BOOK TALK 18 June 2024: R. Tripp Evans in Conversation with Suzanne Scanlan

R. Tripp Evans in conversation with Suzanne Scanlan

Event date: 
Tuesday, June 18, 2024 - 6:00pm
Event address: 
471 Angell Street
Providence, RI 02906


Join Books on the Square on Tuesday, June 18th at 6:00 p.m. for R. Tripp Evans, author of The Importance of Being Furnished, with Suzanne Scanlan, author of Esther Pressoir: A Modern Woman's Painter. MORE INFO


Suzanne M. Scanlan is Assistant Professor of Theory and History of Art and Design at the Rhode Island School of Design. Her research centers on women as artists, patrons and collectors from the Renaissance through the modern period. Previous works include Divine and Demonic Imagery at Tor de’ Specchi, 1400-1500: Religious Women and Art in 15th -Century Rome (2018).

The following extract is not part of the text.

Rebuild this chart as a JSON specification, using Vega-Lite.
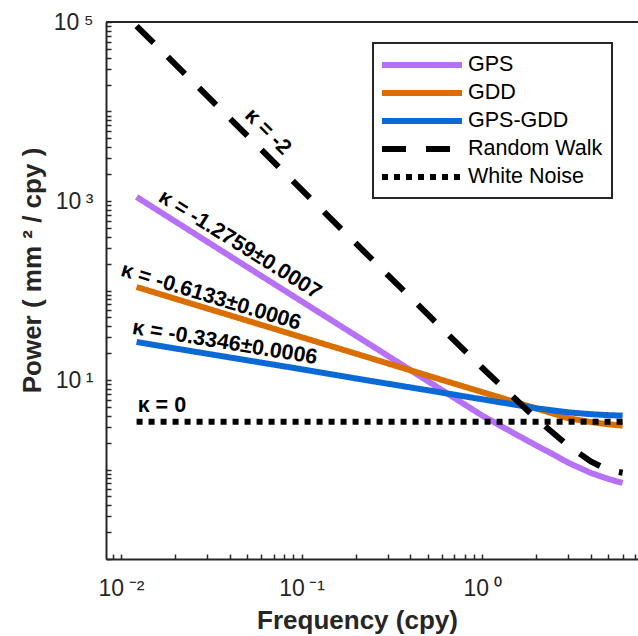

R. Tripp Evans is an award-winning historian of American art and design. He is a frequent public lecturer, professor of the history of art at Wheaton College, and serves as a collections consultant to historic house museums. In his more recent work, Evans has focused on the contributions gay men have made to the development of American style. His biography of the American painter Grant Wood considers the roles that Wood's sexuality and family life played in his art, and the complicated way his work--particularly, his iconic painting American Gothic (1930)--became a powerful vehicle for nationalist expression. Grant Wood: A Life won the National Award for Arts Writing.

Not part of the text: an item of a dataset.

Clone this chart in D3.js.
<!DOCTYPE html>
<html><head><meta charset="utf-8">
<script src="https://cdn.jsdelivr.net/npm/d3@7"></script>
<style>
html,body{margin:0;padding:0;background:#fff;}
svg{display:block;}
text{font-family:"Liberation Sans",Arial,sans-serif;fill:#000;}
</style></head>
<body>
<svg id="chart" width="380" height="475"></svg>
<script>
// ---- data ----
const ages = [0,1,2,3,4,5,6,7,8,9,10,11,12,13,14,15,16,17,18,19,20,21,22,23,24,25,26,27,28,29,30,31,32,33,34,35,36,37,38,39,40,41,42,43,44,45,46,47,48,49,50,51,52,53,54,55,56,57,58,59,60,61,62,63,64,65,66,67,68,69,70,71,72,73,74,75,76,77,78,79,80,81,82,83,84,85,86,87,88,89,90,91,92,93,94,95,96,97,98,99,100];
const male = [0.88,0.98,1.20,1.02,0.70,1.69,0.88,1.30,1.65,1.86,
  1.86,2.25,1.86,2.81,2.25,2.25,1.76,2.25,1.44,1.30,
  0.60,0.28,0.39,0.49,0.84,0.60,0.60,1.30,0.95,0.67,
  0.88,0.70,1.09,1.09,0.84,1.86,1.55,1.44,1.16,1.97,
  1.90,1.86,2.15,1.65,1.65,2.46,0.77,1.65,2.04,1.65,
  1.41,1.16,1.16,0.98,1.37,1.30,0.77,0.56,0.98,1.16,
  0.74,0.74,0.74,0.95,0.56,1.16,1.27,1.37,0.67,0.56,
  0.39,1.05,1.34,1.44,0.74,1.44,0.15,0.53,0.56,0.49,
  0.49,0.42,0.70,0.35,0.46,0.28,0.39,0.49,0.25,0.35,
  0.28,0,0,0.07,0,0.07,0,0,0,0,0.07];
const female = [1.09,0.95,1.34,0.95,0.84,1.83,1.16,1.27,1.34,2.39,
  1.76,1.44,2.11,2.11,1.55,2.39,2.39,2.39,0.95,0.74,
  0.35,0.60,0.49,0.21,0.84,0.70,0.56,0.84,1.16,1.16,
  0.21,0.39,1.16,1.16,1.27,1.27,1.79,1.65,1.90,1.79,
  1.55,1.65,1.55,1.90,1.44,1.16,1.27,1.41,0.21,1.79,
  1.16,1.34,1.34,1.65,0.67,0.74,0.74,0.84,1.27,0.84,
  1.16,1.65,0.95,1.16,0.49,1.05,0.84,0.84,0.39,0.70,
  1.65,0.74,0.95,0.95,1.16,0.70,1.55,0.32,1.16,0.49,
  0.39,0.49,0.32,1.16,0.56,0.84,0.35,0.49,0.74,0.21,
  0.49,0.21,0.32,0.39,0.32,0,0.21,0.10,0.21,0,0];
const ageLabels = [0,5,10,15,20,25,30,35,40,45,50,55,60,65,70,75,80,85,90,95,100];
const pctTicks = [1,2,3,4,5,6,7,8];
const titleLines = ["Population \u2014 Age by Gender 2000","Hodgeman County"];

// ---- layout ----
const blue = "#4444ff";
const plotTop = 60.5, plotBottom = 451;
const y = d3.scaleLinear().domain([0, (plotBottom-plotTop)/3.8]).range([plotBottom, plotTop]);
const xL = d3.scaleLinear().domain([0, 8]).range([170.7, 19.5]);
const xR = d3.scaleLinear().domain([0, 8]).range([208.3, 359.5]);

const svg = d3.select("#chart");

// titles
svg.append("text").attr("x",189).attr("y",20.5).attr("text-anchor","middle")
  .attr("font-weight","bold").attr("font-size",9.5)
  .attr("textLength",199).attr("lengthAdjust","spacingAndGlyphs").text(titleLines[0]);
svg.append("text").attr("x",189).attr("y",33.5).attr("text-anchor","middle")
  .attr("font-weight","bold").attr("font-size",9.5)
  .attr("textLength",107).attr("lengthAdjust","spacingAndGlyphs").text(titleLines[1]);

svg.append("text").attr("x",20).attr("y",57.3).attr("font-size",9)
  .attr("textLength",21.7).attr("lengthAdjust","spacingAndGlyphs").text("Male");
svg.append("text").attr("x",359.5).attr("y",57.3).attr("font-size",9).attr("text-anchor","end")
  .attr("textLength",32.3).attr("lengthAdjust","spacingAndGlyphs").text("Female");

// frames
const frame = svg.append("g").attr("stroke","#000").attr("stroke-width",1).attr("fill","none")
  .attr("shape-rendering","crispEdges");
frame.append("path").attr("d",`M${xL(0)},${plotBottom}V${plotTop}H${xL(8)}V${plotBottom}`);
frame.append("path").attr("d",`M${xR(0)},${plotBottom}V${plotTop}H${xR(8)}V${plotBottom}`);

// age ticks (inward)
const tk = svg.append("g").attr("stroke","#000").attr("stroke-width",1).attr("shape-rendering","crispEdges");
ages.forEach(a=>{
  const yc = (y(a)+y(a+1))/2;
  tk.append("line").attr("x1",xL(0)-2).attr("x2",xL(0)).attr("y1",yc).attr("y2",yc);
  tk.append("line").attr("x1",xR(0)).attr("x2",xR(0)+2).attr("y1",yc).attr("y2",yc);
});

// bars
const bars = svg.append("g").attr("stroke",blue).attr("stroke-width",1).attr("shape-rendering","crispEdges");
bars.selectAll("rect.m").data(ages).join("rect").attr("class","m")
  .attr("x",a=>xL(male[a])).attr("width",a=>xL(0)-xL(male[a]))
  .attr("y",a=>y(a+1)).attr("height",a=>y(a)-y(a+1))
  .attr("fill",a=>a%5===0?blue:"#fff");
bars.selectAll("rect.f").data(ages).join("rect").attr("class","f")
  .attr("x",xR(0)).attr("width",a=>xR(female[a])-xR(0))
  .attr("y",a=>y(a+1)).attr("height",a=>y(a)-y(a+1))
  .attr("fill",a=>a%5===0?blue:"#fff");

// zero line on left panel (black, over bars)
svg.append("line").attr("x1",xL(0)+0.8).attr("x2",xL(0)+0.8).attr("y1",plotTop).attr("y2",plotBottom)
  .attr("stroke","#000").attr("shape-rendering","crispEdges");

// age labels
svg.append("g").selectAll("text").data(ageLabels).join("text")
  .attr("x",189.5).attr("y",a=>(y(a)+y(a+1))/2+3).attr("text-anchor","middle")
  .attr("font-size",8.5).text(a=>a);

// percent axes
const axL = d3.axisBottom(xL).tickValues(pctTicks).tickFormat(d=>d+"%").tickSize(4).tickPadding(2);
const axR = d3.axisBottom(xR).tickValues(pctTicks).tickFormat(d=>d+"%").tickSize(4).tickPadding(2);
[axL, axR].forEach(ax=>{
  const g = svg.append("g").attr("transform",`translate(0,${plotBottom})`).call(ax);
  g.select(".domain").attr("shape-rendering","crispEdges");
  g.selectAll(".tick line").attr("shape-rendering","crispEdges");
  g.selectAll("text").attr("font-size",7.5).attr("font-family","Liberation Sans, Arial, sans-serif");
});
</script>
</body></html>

Esther Pressoir: A Modern Woman's Painter by Suzanne M. Scanlan

Coming of age in the 1920s, Stella, as she was known to her friends, cast off societal expectations of a working-class immigrant family in New England and moved through the studios, galleries, and nightclubs of New York. Following an unprecedented 18,000 km bicycle trip across Europe in 1927, where she kept a daily journal and made hundreds of sketches, Pressoir developed an expressionistic style that straddled figuration and abstraction. She made provocative renderings of the female nude that challenged historical models, including unabashed self-portraits and intimate depictions of her longtime muse, a dancer from Harlem named Florita. Pressoir’ s work is illuminated here in an examination of her private travel journal, letters, and numerous paintings, prints and drawings, some of which were recovered from the veritable time capsule of her art studio after she died. Placing Pressoir’ s work in relation to trailblazing contemporaries such as Alice Neel, Florine Stettheimer and Suzanne Valadon, this book establishes Pressoir as a force to be reckoned with in the decades of emergent feminism and modern art in America and restores her to her rightful place in the expanding canon of art.